YOUR GOAL
Copy nothing but the text: reproduce each line of the listing exactly and leave the pictures out.

PROVIDED DATA
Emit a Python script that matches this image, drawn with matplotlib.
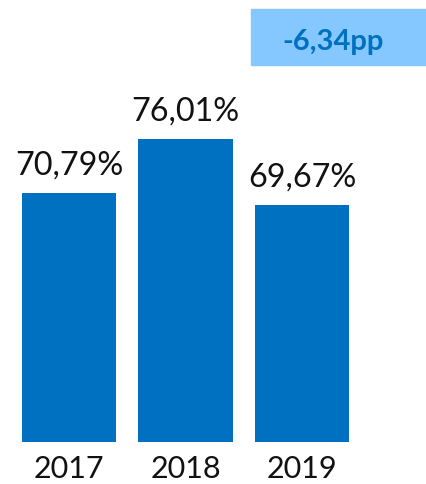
import matplotlib.pyplot as plt

anos = ["2017", "2018", "2019"]
valores = [70.79, 76.01, 69.67]
rotulos = ["70,79%", "76,01%", "69,67%"]
variacao = "-6,34pp"

plt.rcParams['font.family'] = ['Lato', 'DejaVu Sans']

fig = plt.figure(figsize=(4.26, 4.85), dpi=100)
# eixo ocupa a figura inteira acima da linha de base
ax = fig.add_axes([0, 42 / 485, 1, 443 / 485])

x = range(len(anos))
barras = ax.bar(x, valores, width=0.807, color="#0070C0")
ax.set_xlim(-0.592, 3.064)
ax.set_ylim(46.55, 89.68)

for b, r in zip(barras, rotulos):
    ax.annotate(r, (b.get_x() + b.get_width() / 2, b.get_height()),
                xytext=(0, 14), textcoords="offset points",
                ha="center", va="baseline", fontsize=23.3, color="#111111")

ax.set_xticks(list(x))
ax.set_xticklabels(anos, fontsize=22, color="#111111")
ax.tick_params(axis="x", length=0, pad=9)
ax.set_yticks([])
for s in ax.spines.values():
    s.set_visible(False)

# caixa com a variacao
fig.patches.append(plt.Rectangle((251 / 426, 1 - 66 / 485), 175 / 426, 56 / 485,
                                 transform=fig.transFigure, color="#85C8FF", zorder=0))
fig.text(333 / 426, 1 - 50 / 485, variacao, ha="center", va="baseline",
         fontsize=21, fontweight="bold", color="#0070C0")

plt.savefig("out.png", dpi=100)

FINAL ANSWER
Emit a Python script that matches this image, drawn with matplotlib.
import matplotlib.pyplot as plt

anos = ["2017", "2018", "2019"]
valores = [70.79, 76.01, 69.67]
rotulos = ["70,79%", "76,01%", "69,67%"]
variacao = "-6,34pp"

plt.rcParams['font.family'] = ['Lato', 'DejaVu Sans']

fig = plt.figure(figsize=(4.26, 4.85), dpi=100)
# eixo ocupa a figura inteira acima da linha de base
ax = fig.add_axes([0, 42 / 485, 1, 443 / 485])

x = range(len(anos))
barras = ax.bar(x, valores, width=0.807, color="#0070C0")
ax.set_xlim(-0.592, 3.064)
ax.set_ylim(46.55, 89.68)

for b, r in zip(barras, rotulos):
    ax.annotate(r, (b.get_x() + b.get_width() / 2, b.get_height()),
                xytext=(0, 14), textcoords="offset points",
                ha="center", va="baseline", fontsize=23.3, color="#111111")

ax.set_xticks(list(x))
ax.set_xticklabels(anos, fontsize=22, color="#111111")
ax.tick_params(axis="x", length=0, pad=9)
ax.set_yticks([])
for s in ax.spines.values():
    s.set_visible(False)

# caixa com a variacao
fig.patches.append(plt.Rectangle((251 / 426, 1 - 66 / 485), 175 / 426, 56 / 485,
                                 transform=fig.transFigure, color="#85C8FF", zorder=0))
fig.text(333 / 426, 1 - 50 / 485, variacao, ha="center", va="baseline",
         fontsize=21, fontweight="bold", color="#0070C0")

plt.savefig("out.png", dpi=100)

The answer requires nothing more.